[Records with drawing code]
==*==

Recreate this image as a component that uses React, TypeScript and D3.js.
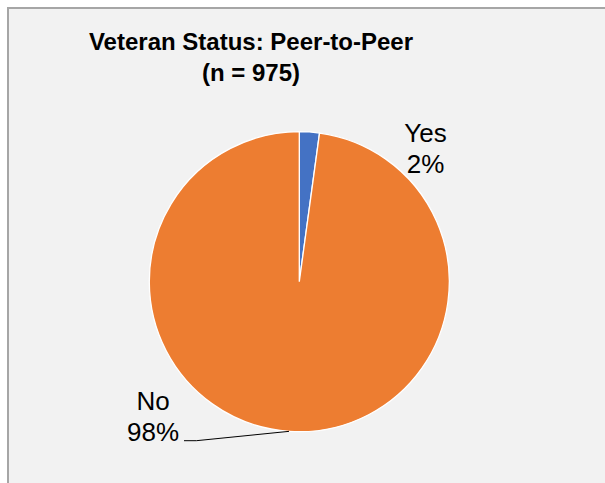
import React from "react";
import * as d3 from "d3";

const categories = ["Yes", "No"];
const counts = [21, 954];
const percentLabels = ["2%", "98%"];
const colors = ["#4472C4", "#ED7D31"];
const titleLines = ["Veteran Status: Peer-to-Peer", "(n = 975)"];

const W = 605;
const H = 483;
const cx = 299.3;
const cy = 281.7;
const R = 150;

// label layout (center x, first baseline)
const labelPos = [
  { x: 425.5, y: 141.7 },
  { x: 153, y: 410 },
];

export default function App() {
  const pie = d3.pie<number>().sort(null).value((d) => d)(counts);
  const arc = d3.arc<d3.PieArcDatum<number>>().innerRadius(0).outerRadius(R);

  const noLab = labelPos[1];
  const lineStartX = noLab.x + 31;
  const lineStartY = noLab.y + 30.7;
  const elbowX = lineStartX + 12.4;
  const ang = Math.PI + 0.0687;
  const edgeX = cx + R * Math.sin(ang);
  const edgeY = cy - R * Math.cos(ang);

  return (
    <div style={{ position: "fixed", left: 0, top: 0, width: W, height: H, overflow: "hidden" }}>
      <svg
        width={W}
        height={H}
        style={{ display: "block" }}
        fontFamily="'Liberation Sans', Arial, sans-serif"
      >
        <defs>
          <clipPath id="clipAll">
            <rect x={0} y={0} width={W} height={H} />
          </clipPath>
        </defs>
        <g clipPath="url(#clipAll)">
          <rect x={0} y={0} width={W} height={H} fill="#ffffff" />
          <rect x={8} y={8} width={W + 40} height={H + 40} fill="#F2F2F2" stroke="#A6A6A6" strokeWidth={2} />
        </g>
        <text textAnchor="middle" fontWeight="bold" fontSize={24} fill="#000">
          <tspan x={251} y={50}>{titleLines[0]}</tspan>
          <tspan x={251} y={81}>{titleLines[1]}</tspan>
        </text>
        <g transform={`translate(${cx},${cy})`}>
          {pie.map((p, i) => (
            <path key={categories[i]} d={arc(p) || ""} fill={colors[i]} stroke="#ffffff" strokeWidth={1.3} />
          ))}
        </g>
        <polyline
          points={`${lineStartX},${lineStartY} ${elbowX},${lineStartY} ${edgeX},${edgeY}`}
          fill="none"
          stroke="#000"
          strokeWidth={1}
        />
        {categories.map((c, i) => (
          <text key={c} textAnchor="middle" fontSize={26} fill="#000">
            <tspan x={labelPos[i].x} y={labelPos[i].y}>{c}</tspan>
            <tspan x={labelPos[i].x} y={labelPos[i].y + 31}>{percentLabels[i]}</tspan>
          </text>
        ))}
      </svg>
    </div>
  );
}
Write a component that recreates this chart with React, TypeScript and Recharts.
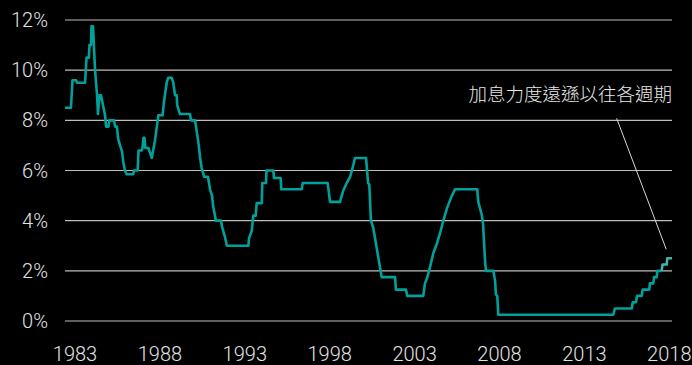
import React from 'react';
import {
  LineChart,
  Line,
  XAxis,
  YAxis,
  CartesianGrid,
  ReferenceLine,
  ReferenceDot,
} from 'recharts';

// Policy rate path, vertices as (decimal year, %)
const rateYears = [
  1982.41, 1982.76, 1982.85, 1983.06, 1983.12, 1983.59, 1983.68, 1983.82, 1983.85, 1983.94,
  1983.97, 1984.06, 1984.18, 1984.3, 1984.35, 1984.44, 1984.53, 1984.77, 1984.83, 1984.97,
  1985.02, 1985.3, 1985.36, 1985.47, 1985.53, 1985.65, 1985.77, 1985.84, 1985.94, 1986.04,
  1986.43, 1986.47, 1986.69, 1986.74, 1986.93, 1986.98, 1987.03, 1987.09, 1987.14, 1987.32,
  1987.52, 1987.71, 1987.91, 1988.16, 1988.18, 1988.24, 1988.4, 1988.49, 1988.69, 1988.79,
  1988.89, 1988.99, 1989.02, 1989.18, 1989.77, 1989.83, 1990.07, 1990.26, 1990.36, 1990.46,
  1990.6, 1990.83, 1990.95, 1991.07, 1991.13, 1991.3, 1991.6, 1991.66, 1991.83, 1991.95,
  1993.21, 1993.25, 1993.41, 1993.5, 1993.64, 1993.7, 1994.0, 1994.03, 1994.25, 1994.28,
  1994.68, 1994.72, 1995.11, 1995.15, 1996.35, 1996.41, 1997.88, 1998.02, 1998.61, 1998.71,
  1998.8, 1999.0, 1999.2, 1999.31, 1999.49, 2000.14, 2000.26, 2000.33, 2000.43, 2000.57,
  2001.06, 2001.85, 2001.9, 2002.49, 2002.57, 2003.51, 2003.61, 2003.73, 2003.91, 2004.1,
  2004.32, 2004.5, 2004.69, 2004.91, 2005.08, 2005.2, 2005.38, 2006.69, 2006.75, 2006.95,
  2007.03, 2007.1, 2007.16, 2007.21, 2007.64, 2007.74, 2007.79, 2007.87, 2007.93, 2014.7,
  2014.8, 2015.79, 2015.85, 2016.04, 2016.1, 2016.38, 2016.43, 2016.82, 2016.86, 2017.06,
  2017.1, 2017.26, 2017.29, 2017.55,
];
const rateValues = [
  8.5, 8.5, 9.6, 9.6, 9.5, 9.5, 10.5, 10.5, 11.0, 11.0,
  11.75, 11.75, 10.0, 9.0, 8.25, 9.0, 9.0, 8.2, 7.75, 7.75,
  8.0, 8.0, 7.75, 7.75, 7.3, 7.0, 6.75, 6.35, 6.0, 5.85,
  5.85, 6.0, 6.0, 6.8, 6.8, 6.9, 7.3, 7.3, 6.9, 6.9,
  6.5, 7.2, 8.2, 8.2, 8.35, 8.75, 9.5, 9.7, 9.7, 9.5,
  9.0, 9.0, 8.6, 8.25, 8.25, 8.0, 8.0, 7.15, 6.55, 6.1,
  5.75, 5.75, 5.25, 5.0, 4.6, 4.0, 4.0, 3.75, 3.35, 3.0,
  3.0, 3.3, 3.6, 4.2, 4.2, 4.7, 4.7, 5.5, 5.5, 6.0,
  6.0, 5.7, 5.7, 5.25, 5.25, 5.5, 5.5, 4.75, 4.75, 5.0,
  5.2, 5.5, 5.75, 6.0, 6.5, 6.5, 5.5, 5.45, 4.0, 3.7,
  1.75, 1.75, 1.25, 1.25, 1.0, 1.0, 1.5, 1.7, 2.15, 2.7,
  3.1, 3.5, 4.0, 4.5, 4.8, 5.0, 5.25, 5.25, 4.75, 4.25,
  3.9, 3.0, 2.3, 2.0, 2.0, 1.6, 1.05, 1.0, 0.25, 0.25,
  0.5, 0.5, 0.75, 0.75, 1.0, 1.0, 1.25, 1.25, 1.5, 1.5,
  1.75, 1.75, 2.0, 2.0,
];

// Most recent hikes, drawn in a lighter tone
const latestYears = [2017.55, 2017.6, 2017.85, 2017.88, 2018.16];
const latestValues = [2.0, 2.25, 2.25, 2.5, 2.5];

const yearTicks = [1983, 1988, 1993, 1998, 2003, 2008, 2013, 2018];
const percentTicks = [0, 2, 4, 6, 8, 10, 12];

const noteText = '加息力度遠遜以往各週期';

const rateData = rateYears.map((year, i) => ({ year, rate: rateValues[i] }));
const latestData = latestYears.map((year, i) => ({ year, rate: latestValues[i] }));

const tickFont = {
  fill: '#e2e2e2',
  fontSize: 20,
  fontFamily: 'Roboto, "Liberation Sans", sans-serif',
  fontWeight: 300,
};

const NoteLabel = (props: any) => (
  <text
    x={props.cx}
    y={props.cy}
    textAnchor="end"
    dominantBaseline="central"
    fill="#e8e8e8"
    fontSize={18.5}
    fontWeight={300}
    fontFamily='"Noto Sans CJK TC", "Noto Sans CJK SC", sans-serif'
  >
    {noteText}
  </text>
);

export default function App() {
  return (
    <div style={{ position: 'absolute', left: 0, top: 0, width: 692, height: 365, background: '#000' }}>
      <LineChart width={692} height={365} data={rateData} margin={{ top: 20, right: 20, bottom: 0, left: 0 }}>
        <CartesianGrid vertical={false} stroke="#bdbdbd" strokeWidth={1.2} />
        <XAxis
          dataKey="year"
          type="number"
          domain={[1982.41, 2018.16]}
          allowDataOverflow
          ticks={yearTicks}
          axisLine={false}
          tickLine={false}
          tickSize={0}
          tickMargin={26}
          height={44}
          tick={tickFont}
          interval={0}
        />
        <YAxis
          type="number"
          domain={[0, 12]}
          ticks={percentTicks}
          tickFormatter={(v) => `${v}%`}
          axisLine={false}
          tickLine={false}
          tickSize={0}
          tickMargin={17}
          width={65}
          tick={tickFont}
          interval={0}
        />
        <ReferenceLine
          segment={[
            { x: 2014.9, y: 8.08 },
            { x: 2017.82, y: 2.86 },
          ]}
          stroke="#d8d8d8"
          strokeWidth={1}
          ifOverflow="visible"
        />
        <ReferenceDot x={2018.16} y={9.09} r={0} ifOverflow="visible" shape={NoteLabel} />
        <Line
          data={rateData}
          dataKey="rate"
          type="linear"
          stroke="#00a19a"
          strokeWidth={2.6}
          dot={false}
          strokeLinejoin="round"
          isAnimationActive={false}
        />
        <Line
          data={latestData}
          dataKey="rate"
          type="linear"
          stroke="#45b3ab"
          strokeWidth={2.6}
          dot={false}
          strokeLinejoin="round"
          isAnimationActive={false}
        />
      </LineChart>
    </div>
  );
}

==*==

§ WHAT THE EXERCISE ASKS
Consider the entries above and return each line with the string "that".

§ THE RESPONSE
Recreate this image as a component that uses React, TypeScript and D3.js.
Write a component that recreates this chart with React, TypeScript and Recharts.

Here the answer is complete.